Start of Entries shown

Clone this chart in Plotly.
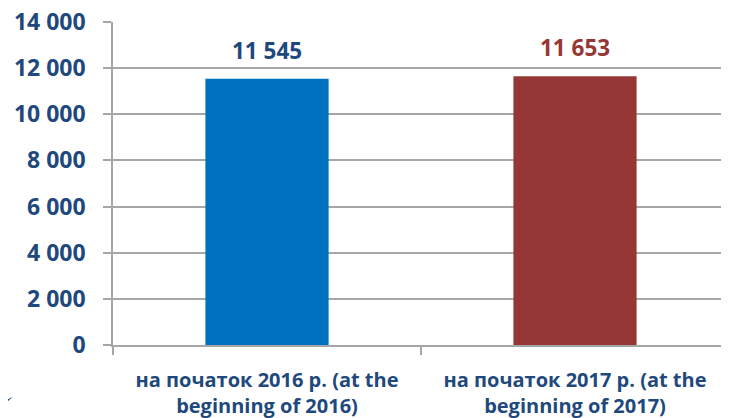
import plotly.graph_objects as go

categories = ["на початок 2016 р. (at the<br>beginning of 2016)",
              "на початок 2017 р. (at the<br>beginning of 2017)"]
values = [11545, 11653]
value_labels = ["11 545", "11 653"]
bar_colors = ["#0070C0", "#953735"]
label_colors = ["#1F497D", "#953735"]
y_ticks = [0, 2000, 4000, 6000, 8000, 10000, 12000, 14000]
y_tick_labels = ["0", "2 000", "4 000", "6 000", "8 000", "10 000", "12 000", "14 000"]

TEXT = "#1F497D"
GRID = "#A6A6A6"
FONT = "Open Sans"

fig = go.Figure()
fig.add_trace(go.Bar(x=categories, y=values, width=0.4,
                     marker=dict(color=bar_colors, line=dict(width=0)),
                     hoverinfo="skip"))

# value labels above bars
for cat, val, lab, col in zip(categories, values, value_labels, label_colors):
    fig.add_annotation(x=cat, y=val, text=lab, showarrow=False,
                       yanchor="bottom", yshift=11,
                       font=dict(family=FONT, size=22.5, color=col, weight="bold"))

# small decorative swoosh bottom-left (from the slide)
fig.add_shape(type="path", xref="paper", yref="paper",
              path="M -0.19,-0.19 L -0.163,-0.16 L -0.187,-0.205 Z",
              fillcolor="#1F497D", line=dict(width=0))

# page body has an 8px margin, so the figure is sized to fit inside it
fig.update_layout(
    width=721, height=410,
    margin=dict(l=105, r=0, t=14, b=73),
    paper_bgcolor="white", plot_bgcolor="white",
    showlegend=False,
    font=dict(family=FONT, size=22, color=TEXT, weight="bold"),
)
fig.update_xaxes(range=[-0.5, 1.5], showline=True, linecolor=GRID, linewidth=1.5,
                 ticks="outside", tickson="boundaries", ticklen=8, tickcolor=GRID,
                 tickwidth=1.5, showgrid=False, ticklabelstandoff=16,
                 tickfont=dict(family=FONT, size=20, color=TEXT, weight="bold"))
fig.update_yaxes(range=[0, 14000], tickvals=y_ticks, ticktext=y_tick_labels,
                 showline=True, linecolor=GRID, linewidth=1.5,
                 ticks="outside", ticklen=8, tickcolor=GRID, tickwidth=1.5,
                 showgrid=True, gridcolor=GRID, gridwidth=1.5,
                 zeroline=False, ticklabelstandoff=13, automargin=False,
                 ticklabeloverflow="allow",
                 tickfont=dict(family=FONT, size=23, color=TEXT, weight="bold"))

fig.write_html("out.html")
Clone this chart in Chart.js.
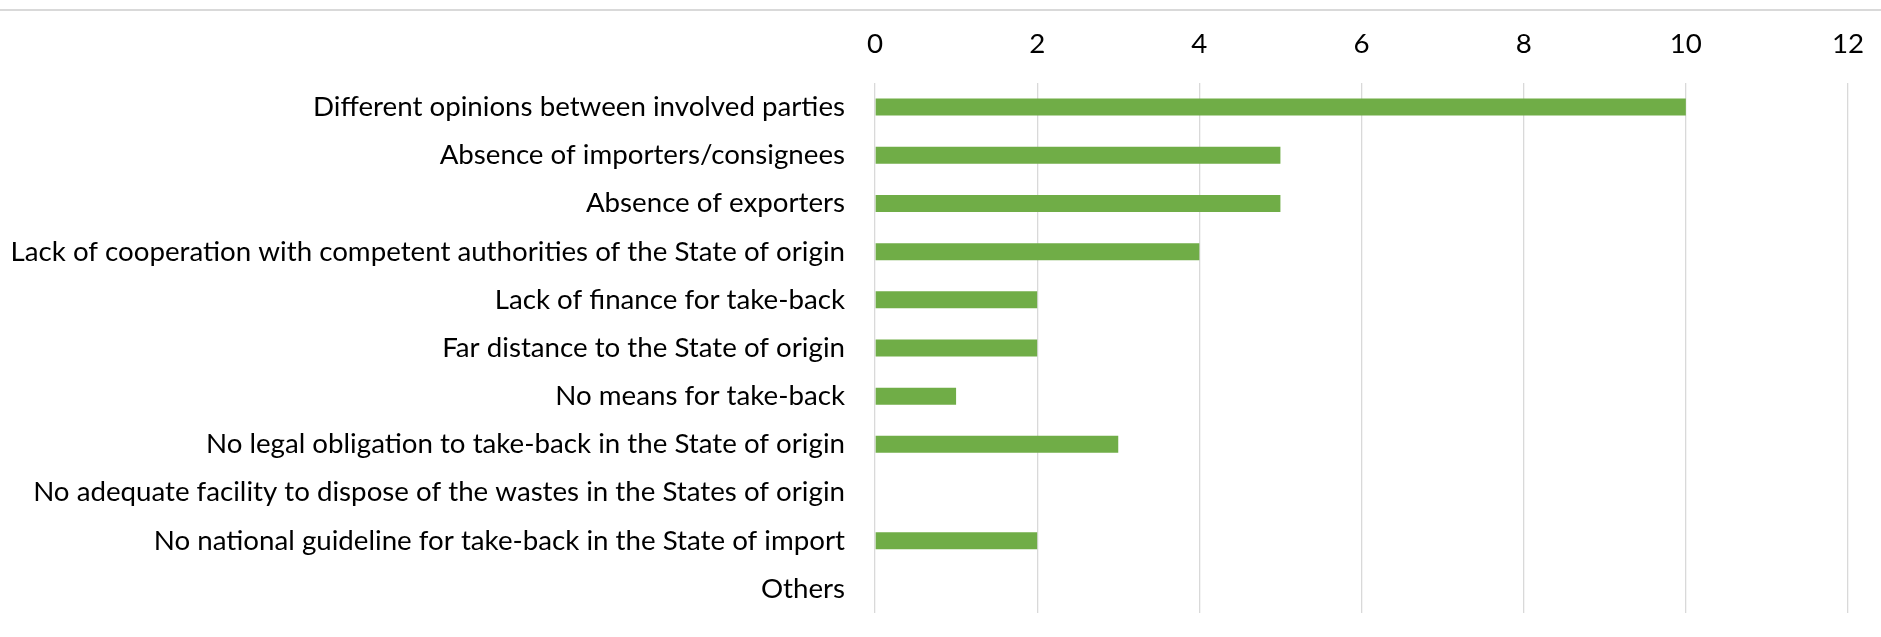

End of Entries shown

The task: Restate every record exactly, please; do not copy the pictures.

Exercise answer:
Clone this chart in Plotly.
import plotly.graph_objects as go

categories = ["на початок 2016 р. (at the<br>beginning of 2016)",
              "на початок 2017 р. (at the<br>beginning of 2017)"]
values = [11545, 11653]
value_labels = ["11 545", "11 653"]
bar_colors = ["#0070C0", "#953735"]
label_colors = ["#1F497D", "#953735"]
y_ticks = [0, 2000, 4000, 6000, 8000, 10000, 12000, 14000]
y_tick_labels = ["0", "2 000", "4 000", "6 000", "8 000", "10 000", "12 000", "14 000"]

TEXT = "#1F497D"
GRID = "#A6A6A6"
FONT = "Open Sans"

fig = go.Figure()
fig.add_trace(go.Bar(x=categories, y=values, width=0.4,
                     marker=dict(color=bar_colors, line=dict(width=0)),
                     hoverinfo="skip"))

# value labels above bars
for cat, val, lab, col in zip(categories, values, value_labels, label_colors):
    fig.add_annotation(x=cat, y=val, text=lab, showarrow=False,
                       yanchor="bottom", yshift=11,
                       font=dict(family=FONT, size=22.5, color=col, weight="bold"))

# small decorative swoosh bottom-left (from the slide)
fig.add_shape(type="path", xref="paper", yref="paper",
              path="M -0.19,-0.19 L -0.163,-0.16 L -0.187,-0.205 Z",
              fillcolor="#1F497D", line=dict(width=0))

# page body has an 8px margin, so the figure is sized to fit inside it
fig.update_layout(
    width=721, height=410,
    margin=dict(l=105, r=0, t=14, b=73),
    paper_bgcolor="white", plot_bgcolor="white",
    showlegend=False,
    font=dict(family=FONT, size=22, color=TEXT, weight="bold"),
)
fig.update_xaxes(range=[-0.5, 1.5], showline=True, linecolor=GRID, linewidth=1.5,
                 ticks="outside", tickson="boundaries", ticklen=8, tickcolor=GRID,
                 tickwidth=1.5, showgrid=False, ticklabelstandoff=16,
                 tickfont=dict(family=FONT, size=20, color=TEXT, weight="bold"))
fig.update_yaxes(range=[0, 14000], tickvals=y_ticks, ticktext=y_tick_labels,
                 showline=True, linecolor=GRID, linewidth=1.5,
                 ticks="outside", ticklen=8, tickcolor=GRID, tickwidth=1.5,
                 showgrid=True, gridcolor=GRID, gridwidth=1.5,
                 zeroline=False, ticklabelstandoff=13, automargin=False,
                 ticklabeloverflow="allow",
                 tickfont=dict(family=FONT, size=23, color=TEXT, weight="bold"))

fig.write_html("out.html")
Clone this chart in Chart.js.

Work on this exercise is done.